So you’ve got a Twitter account, a LinkedIn blog, and a Facebook page that you update every so often.
Before you pat yourself on the back for a job well done, consider this: Most social media content strategies fail. If there’s no rhyme or reason to your daily Twitter and Facebook posts, you’re likely losing out on ripe leads you could otherwise be converting. Adding structure and purpose to your social strategy is the first step to building a bountiful social presence. When firming up a limp strategy, keep these four things in mind:
Establish a voice.
People turn to their social media feeds to be entertained or informed — not to be inundated with sales pitches. When posting for your brand, keep this in mind and ditch the kitsch for a more relatable tone.
Establishing a distinct and recognizable voice for your social media presence can help your business stand out from the pack, while earning you followers and even brand loyalty. Depending on your brand and its tone, use social media to crack jokes, dole out tips and tricks, post recipes, or engage in conversation. Just be sure to keep it consistent and to keep it entertaining.
Have a purpose for your social media efforts.
If you’re just sending your social media posts out into the ether in the vain hope that someone — anyone! — will notice, you’re doing social strategy wrong. The whole point of having a social game plan is setting goals you hope to achieve by implementing it. Those goals should be an integral part of strategizing.
Do you want to beef up brand awareness? Are you hoping to increase sales by reaching more potential customers? Maybe you just want to connect directly with the customers you already have. Whatever your end goal, the best social media campaigns are built around established and attainable objectives.
Time your social media posts wisely.
When you post is almost as important as what you post. Even the best content isn’t going to benefit your overall social media content strategy if it isn’t being seen by the optimum amount of readers. Schedule your content to post at a time when the majority of your followers are on social media platforms, like early morning commutes or midday lunch breaks. There are numerous tools to help you figure out which time of day works best for your brand, but you can also use trial and error to find which time frames yield the most engagement.

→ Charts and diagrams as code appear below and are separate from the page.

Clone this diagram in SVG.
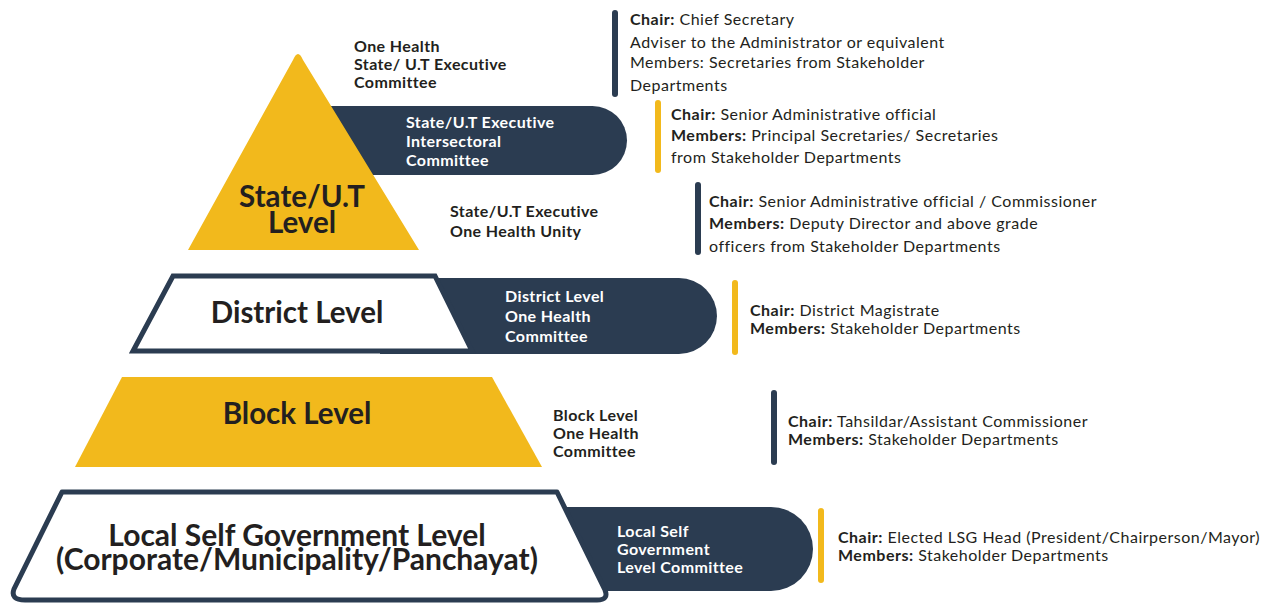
<svg xmlns="http://www.w3.org/2000/svg" width="1273" height="605" viewBox="0 0 1273 605">
<style>
text{font-family:Lato,"Liberation Sans",sans-serif;fill:#231f20}
.b{font-weight:700}
.lbl{font-size:16px;font-weight:700;letter-spacing:0.4px}
.w{fill:#ffffff}
.big{font-size:29.5px;font-weight:700;text-anchor:middle}
.lsgt{font-size:30px}
.inf{font-size:16px;letter-spacing:0.5px}
.navy{fill:#2b3c51}
.yel{fill:#f2b91c}
</style>
<rect width="1273" height="605" fill="#ffffff"/>
<g id="state">
<path class="navy" d="M320,106 L592.5,106 A34.5,34.5 0 0 1 592.5,175 L320,175 Z"/>
<path class="yel" d="M188,250 L293,60 Q298,48 303,60 L419,250 Z"/>
<text class="big"><tspan x="302" y="207">State/U.T</tspan><tspan x="302" y="233">Level</tspan></text>
<text class="lbl" x="354" y="52">One Health</text>
<text class="lbl" x="354" y="70">State/ U.T Executive</text>
<text class="lbl" x="354" y="88">Committee</text>
<text class="lbl w" x="406" y="128">State/U.T Executive</text>
<text class="lbl w" x="406" y="147">Intersectoral</text>
<text class="lbl w" x="406" y="166">Committee</text>
<text class="lbl" x="450" y="217">State/U.T Executive</text>
<text class="lbl" x="450" y="237">One Health Unity</text>
</g>
<g id="district">
<path class="navy" d="M380,278 L679,278 A38,38 0 0 1 679,354 L380,354 Z"/>
<path d="M173,276 L435,276 L472,351 L133,351 Z" fill="#ffffff" stroke="#2b3c51" stroke-width="5"/>
<text class="big" x="297" y="323">District Level</text>
<text class="lbl w" x="505" y="302">District Level</text>
<text class="lbl w" x="505" y="322">One Health</text>
<text class="lbl w" x="505" y="342">Committee</text>
</g>
<g id="block">
<path class="yel" d="M122,377 L492,377 L542,467 L75,467 Z"/>
<text class="big" x="297" y="424">Block Level</text>
<text class="lbl" x="553" y="421">Block Level</text>
<text class="lbl" x="553" y="439">One Health</text>
<text class="lbl" x="553" y="457">Committee</text>
</g>
<g id="lsg">
<path class="navy" d="M520,507 L771,507 A42,42 0 0 1 771,591 L520,591 Z"/>
<path d="M62,492 L557,492 L605,590 Q609,600 597,600 L25,600 Q10,600 14,589 Z" fill="#ffffff" stroke="#2b3c51" stroke-width="5" stroke-linejoin="round"/>
<text class="big lsgt"><tspan x="297" y="546">Local Self Government Level</tspan><tspan x="297" y="570">(Corporate/Municipality/Panchayat)</tspan></text>
<text class="lbl w" x="617" y="537">Local Self</text>
<text class="lbl w" x="617" y="555">Government</text>
<text class="lbl w" x="617" y="573">Level Committee</text>
</g>
<g id="details">
<rect class="navy" x="612" y="10" width="6" height="87" rx="3"/>
<text class="inf" x="630" y="25"><tspan class="b">Chair:</tspan> Chief Secretary</text>
<text class="inf" x="630" y="48">Adviser to the Administrator or equivalent</text>
<text class="inf" x="630" y="68">Members: Secretaries from Stakeholder</text>
<text class="inf" x="630" y="91">Departments</text>
<rect class="yel" x="655" y="100" width="6" height="73" rx="3"/>
<text class="inf" x="671" y="120"><tspan class="b">Chair:</tspan> Senior Administrative official</text>
<text class="inf" x="671" y="141"><tspan class="b">Members:</tspan> Principal Secretaries/ Secretaries</text>
<text class="inf" x="671" y="163">from Stakeholder Departments</text>
<rect class="navy" x="695" y="182" width="6" height="73" rx="3"/>
<text class="inf" x="709" y="207"><tspan class="b">Chair:</tspan> Senior Administrative official / Commissioner</text>
<text class="inf" x="709" y="229"><tspan class="b">Members:</tspan> Deputy Director and above grade</text>
<text class="inf" x="709" y="252">officers from Stakeholder Departments</text>
<rect class="yel" x="732" y="280" width="6" height="75" rx="3"/>
<text class="inf" x="750" y="316"><tspan class="b">Chair:</tspan> District Magistrate</text>
<text class="inf" x="750" y="334"><tspan class="b">Members:</tspan> Stakeholder Departments</text>
<rect class="navy" x="771" y="390" width="6" height="75" rx="3"/>
<text class="inf" x="788" y="427"><tspan class="b">Chair:</tspan> Tahsildar/Assistant Commissioner</text>
<text class="inf" x="788" y="445"><tspan class="b">Members:</tspan> Stakeholder Departments</text>
<rect class="yel" x="818" y="508" width="6" height="75" rx="3"/>
<text class="inf" x="838" y="543"><tspan class="b">Chair:</tspan> Elected LSG Head (President/Chairperson/Mayor)</text>
<text class="inf" x="838" y="561"><tspan class="b">Members:</tspan> Stakeholder Departments</text>
</g>
</svg>
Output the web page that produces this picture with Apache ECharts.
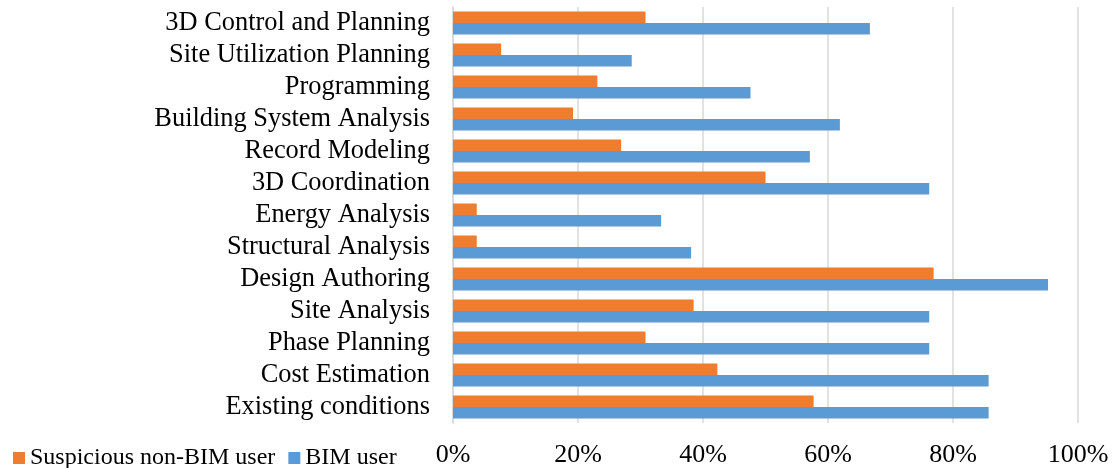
<!DOCTYPE html>
<html>
<head>
<meta charset="utf-8">
<script src="https://cdn.jsdelivr.net/npm/echarts@6/dist/echarts.min.js"></script>
<style>html,body{margin:0;padding:0;background:#fff}#c{width:1114px;height:468px}</style>
</head>
<body>
<div id="c"></div>
<script>
var categories = ["Existing conditions","Cost Estimation","Phase Planning","Site Analysis","Design Authoring","Structural Analysis","Energy Analysis","3D Coordination","Record Modeling","Building System Analysis","Programming","Site Utilization Planning","3D Control and Planning"];
var nonBimUser = [57.7, 42.3, 30.8, 38.5, 76.9, 3.8, 3.8, 50.0, 26.9, 19.2, 23.1, 7.7, 30.8];
var bimUser = [85.7, 85.7, 76.2, 76.2, 95.2, 38.1, 33.3, 76.2, 57.1, 61.9, 47.6, 28.6, 66.7];
var xTicks = [0, 20, 40, 60, 80, 100];

var font = "'Liberation Serif', 'Times New Roman', serif";
var chart = echarts.init(document.getElementById('c'));
chart.setOption({
  animation: false,
  textStyle: {fontFamily: font},
  legend: {
    left: 8, top: 441,
    itemWidth: 12, itemHeight: 12, itemGap: 13,
    icon: 'rect',
    textStyle: {fontFamily: font, fontSize: 24, color: '#000', padding: [0,0,0,0]},
    data: ['Suspicious non-BIM user', 'BIM user']
  },
  grid: {left: 453, right: 36, top: 7, bottom: 45, containLabel: false},
  xAxis: {
    type: 'value', min: xTicks[0], max: xTicks[xTicks.length-1], interval: 20,
    axisLabel: {formatter: '{value}%', fontFamily: font, fontSize: 26, color: '#000', margin: 19},
    axisLine: {show: false}, axisTick: {show: false},
    splitLine: {lineStyle: {color: '#d9d9d9', width: 1.5}}
  },
  yAxis: {
    type: 'category', data: categories,
    axisLabel: {fontFamily: font, fontSize: 26.4, color: '#000', margin: 23, interval: 0, padding: [4,0,0,0]},
    axisLine: {lineStyle: {color: '#d9d9d9', width: 1.5}},
    axisTick: {show: false}
  },
  series: [
    {name: 'Suspicious non-BIM user', type: 'bar', data: nonBimUser, barGap: '0%', barCategoryGap: '28%',
     itemStyle: {color: '#ED7D31'}},
    {name: 'BIM user', type: 'bar', data: bimUser, barGap: '0%', barCategoryGap: '28%',
     itemStyle: {color: '#5B9BD5'}}
  ]
});
</script>
</body>
</html>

Look beyond Twitter and Facebook.
Sure, Facebook’s more than one billion registered users make the platform difficult to ignore, but the monolith isn’t the only social media site around—not by a long shot. There are more than 400 such platforms on the web today, with more being added each month. Depending on the scope of your business, you may consider using Periscope for live makeup tutorials, GoodReads for book reviews, Ravelry for makers, LinkedIn for networking, and so on. The list is endless—it’s about finding the right fit for you.